Los colombianos tenemos un reto enorme que debe ser abordado de forma interinstitucional: desde el ministerio de Educación para asegurar entornos escolares más protectores y preventivos de la violencia; el de Justicia, para promover con la rama Judicial un sistema que permita aplicar la ley frente a las discordias cotidianas de forma más rápida y estable, y no permita impunidad; el de Defensa con las autoridades locales, que como responsables del orden público deben ofrecer garantías de seguridad ciudadana; y el del Interior, con las acciones que puede promover para la convivencia ciudadana; por mencionar solo algunos.

Además, se requiere también el compromiso de organizaciones no gubernamentales que pueden apoyar esfuerzos en la prevención y la reducción de vulnerabilidades sociales frente a la violencia. El sector privado aporta, a su vez, cuando contribuye a que los trabajadores tengan entornos familiares con mayor estabilidad y horizonte.

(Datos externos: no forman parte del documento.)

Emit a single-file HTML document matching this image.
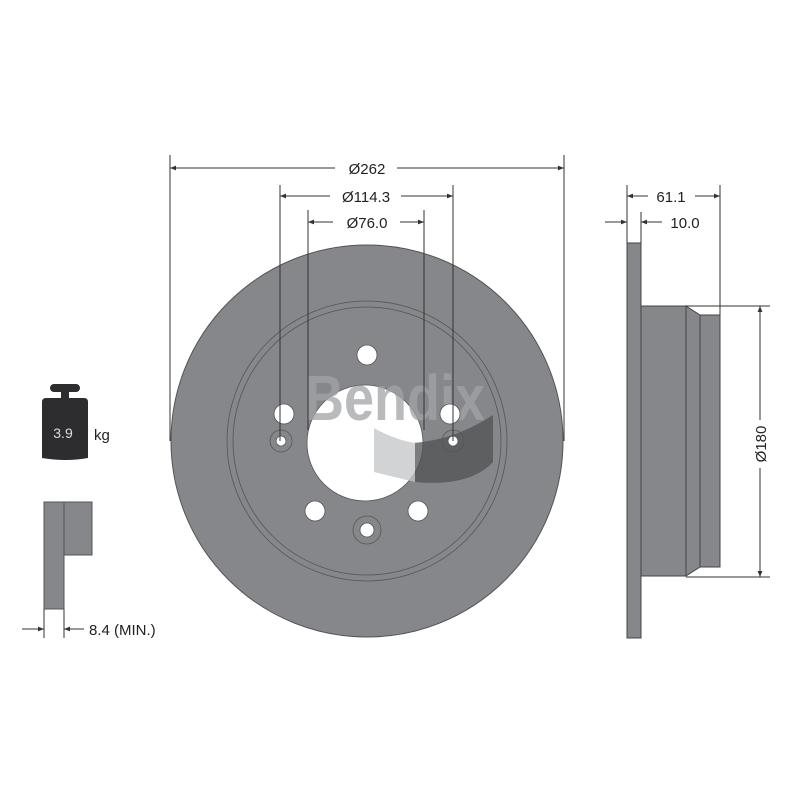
<!DOCTYPE html>
<html><head><style>body{margin:0;background:#fff}svg{display:block}text{font-family:"Liberation Sans",Arial,sans-serif}</style></head>
<body>
<svg width="800" height="800" viewBox="0 0 800 800" xmlns="http://www.w3.org/2000/svg">
<defs><marker id="a" viewBox="0 0 10 10" refX="10" refY="5" markerWidth="8" markerHeight="6" orient="auto-start-reverse"><path d="M0,1L10,5L0,9z" fill="#333"/></marker></defs>
<!-- disc -->
<circle cx="367" cy="441" r="196" fill="#85878a" stroke="#555" stroke-width="1"/>
<circle cx="367" cy="441" r="140" fill="none" stroke="#555" stroke-width="0.8"/>
<circle cx="367" cy="441" r="134" fill="none" stroke="#555" stroke-width="0.8"/>
<circle cx="365" cy="443" r="58" fill="#fff" stroke="#555" stroke-width="0.8"/>
<!-- logo -->
<g opacity="0.75">
<text x="395" y="420" text-anchor="middle" font-size="64" font-weight="bold" fill="#a2a4a6" textLength="180" lengthAdjust="spacingAndGlyphs">Bendix</text>
<path d="M413 443 Q455 440 493 415 L493 462 Q470 487 415 482 Z" fill="#505254"/>
<path d="M374 428 Q395 440 415 443 L415 482 L374 472 Z" fill="#c4c5c7"/>
</g>
<g fill="#fff" stroke="#555" stroke-width="0.8">
<circle cx="367" cy="355" r="10"/><circle cx="284" cy="414" r="10"/><circle cx="450" cy="414" r="10"/>
<circle cx="315" cy="511" r="10"/><circle cx="418" cy="511" r="10"/>
</g>
<g fill="none" stroke="#555" stroke-width="0.8">
<circle cx="281" cy="441" r="11"/><circle cx="453" cy="441" r="11"/><circle cx="367" cy="530" r="14"/>
</g>
<g fill="#fff" stroke="#555" stroke-width="0.8">
<circle cx="281" cy="441" r="5"/><circle cx="453" cy="441" r="5"/><circle cx="367" cy="530" r="7"/>
</g>
<!-- dimension lines top -->
<g stroke="#333" stroke-width="1" fill="none">
<line x1="170" y1="155" x2="170" y2="441"/><line x1="564" y1="155" x2="564" y2="441"/>
<line x1="280" y1="185" x2="280" y2="441"/><line x1="453" y1="185" x2="453" y2="441"/>
<line x1="308" y1="210" x2="308" y2="430"/><line x1="424" y1="210" x2="424" y2="430"/>
<line x1="170" y1="168" x2="335" y2="168" marker-start="url(#a)"/><line x1="397" y1="168" x2="564" y2="168" marker-end="url(#a)"/>
<line x1="280" y1="196" x2="330" y2="196" marker-start="url(#a)"/><line x1="401" y1="196" x2="453" y2="196" marker-end="url(#a)"/>
<line x1="308" y1="222" x2="333" y2="222" marker-start="url(#a)"/><line x1="400" y1="222" x2="424" y2="222" marker-end="url(#a)"/>
</g>
<g font-size="15" fill="#222" text-anchor="middle">
<text x="367" y="174">Ø262</text><text x="366" y="202">Ø114.3</text><text x="367" y="228">Ø76.0</text>
</g>
<!-- side view -->
<g fill="#85878a" stroke="#444" stroke-width="1">
<rect x="627" y="243" width="14" height="395"/>
<rect x="641" y="306" width="45" height="270"/>
<path d="M686 306 L700 315 L700 567 L686 576 Z"/>
<rect x="700" y="315" width="20" height="252"/>
</g>
<g stroke="#333" stroke-width="1" fill="none">
<line x1="627" y1="185" x2="627" y2="243"/><line x1="720" y1="185" x2="720" y2="315"/>
<line x1="641" y1="212" x2="641" y2="243"/>
<line x1="627" y1="196" x2="648" y2="196" marker-start="url(#a)"/><line x1="695" y1="196" x2="720" y2="196" marker-end="url(#a)"/>
<line x1="605" y1="222" x2="627" y2="222" marker-end="url(#a)"/><line x1="641" y1="222" x2="662" y2="222" marker-start="url(#a)"/>
<line x1="686" y1="306" x2="770" y2="306"/><line x1="686" y1="577" x2="770" y2="577"/>
<line x1="760" y1="306" x2="760" y2="420" marker-start="url(#a)"/><line x1="760" y1="468" x2="760" y2="577" marker-end="url(#a)"/>
</g>
<text x="671" y="202" font-size="15" fill="#222" text-anchor="middle">61.1</text>
<text x="685" y="228" font-size="15" fill="#222" text-anchor="middle">10.0</text>
<text transform="translate(766,444) rotate(-90)" font-size="15" fill="#222" text-anchor="middle">Ø180</text>
<!-- weight -->
<path d="M52 384 h24 a4 4 0 0 1 0 8 h-7 v6 h15 q4 0 4 4 v56 q-22 4 -46 0 v-56 q0-4 4-4 h15 v-6 h-7 a4 4 0 0 1 0-8z" fill="#2d2d2f"/>
<text x="63" y="438" font-size="14" fill="#ddd" text-anchor="middle">3.9</text>
<text x="94" y="440" font-size="15" fill="#222">kg</text>
<!-- thickness -->
<g fill="#85878a" stroke="#555" stroke-width="1">
<rect x="44" y="502" width="20" height="107"/><rect x="64" y="502" width="28" height="53"/>
</g>
<g stroke="#333" stroke-width="1" fill="none">
<line x1="44" y1="609" x2="44" y2="638"/><line x1="64" y1="609" x2="64" y2="638"/>
<line x1="22" y1="629" x2="44" y2="629" marker-end="url(#a)"/><line x1="64" y1="629" x2="84" y2="629" marker-start="url(#a)"/>
</g>
<text x="89" y="635" font-size="15" fill="#222">8.4 (MIN.)</text>
</svg>
</body></html>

No podemos aceptar que la violencia sea una conducta inevitable para las nuevas generaciones. Aspirar a un país que fomente relaciones sustentadas en el respeto y la inclusión, donde operen la justicia a plenitud y el diálogo como vías para resolver conflictos, y que ofrezca a familias y comunidades entornos más seguros y estables, es un propósito que no podemos postergar como Nación.